A new report in Nature has shown that water had a pivotal role in shaping the surface of Mars, just as the Perseverance rover has begun to analyze the surface of Jezero crater. Perseverance has been collecting samples that will be studied for evidence of life that may have once lived on Mars.
Igneous rocks gathered from Jezero crater, which was once the site of a lake, are thought to be made of lava that flowed from a Martian volcano.
“The idea that this could be a volcanic rock was really appealing to us from a sample return perspective because igneous rocks are great for getting accurate age dates. Jezero was one of the few ancient crater lake sites on Mars that seemed to have both incredible sedimentary deposits as well as volcanic deposits that could help us construct the geologic time scale of Mars,” said Katie Stack Morgan, the Mars 2020 Deputy Project Scientist and a research scientist at NASA’s Jet Propulsion Laboratory (JPL).
It's been estimated that a system of rivers and lakes that fed Jezero crater probably still held water about 3.7 billion years ago. Once samples are returned to Earth and analyzed with powerful instruments, they can be dated more accurately, and could tell us when Mars still had a habitable atmosphere.

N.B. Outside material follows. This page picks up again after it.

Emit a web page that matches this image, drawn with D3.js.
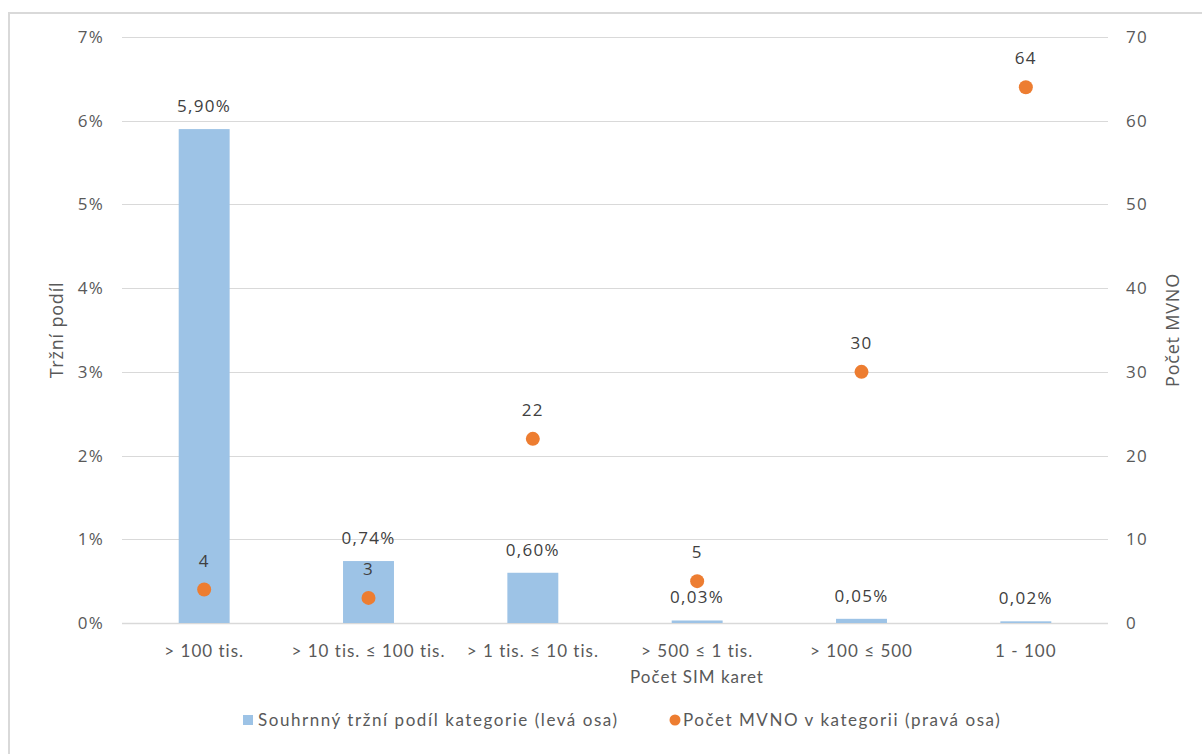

Perseverance has a whole suite of tools of its own. The abrasion tool can scratch the surface of rocks to assess their textures and learn more about its composition. This work has already indicated that igneous rocks make up the floor of the crater, along with various salts and coarse igneous minerals. The crater's appearance suggests that it was weathered and changed significantly by water, which is now thought to have occurred over a long period of time.
Another onboard tool is a sample-collecting drill. The first attempts were challenging; it seems that the sample was destroyed by the drill during collection. The researchers thought that the rock was too delicate from sustained interactions with water.
After using its on-board tools to analyze characteristics of the crater floor, the next phase was for Perseverance to collect a rock sample using its drill feature. However, after Perseverance completed its first attempt at drilling, the core sample tube came up empty. The team looked for another area where they could drill a samples from a tougher rock. Perseverance was then able to obtain two core samples from the rock, which will eventually be part of a multi-step passage onto a craft that can return the sample to Earth. That could happen sometime in the 2030s.
These rocks could potentially harbor signs of ancient microbial life.
“The rocks of the crater floor were not originally envisioned as the prime astrobiology target of the mission, but Mars always surprises us when we look up close. We are excited to find that even these rocks have experienced sustained interaction with water and could have been habitable for ancient martian microbes,” said Stack Morgan.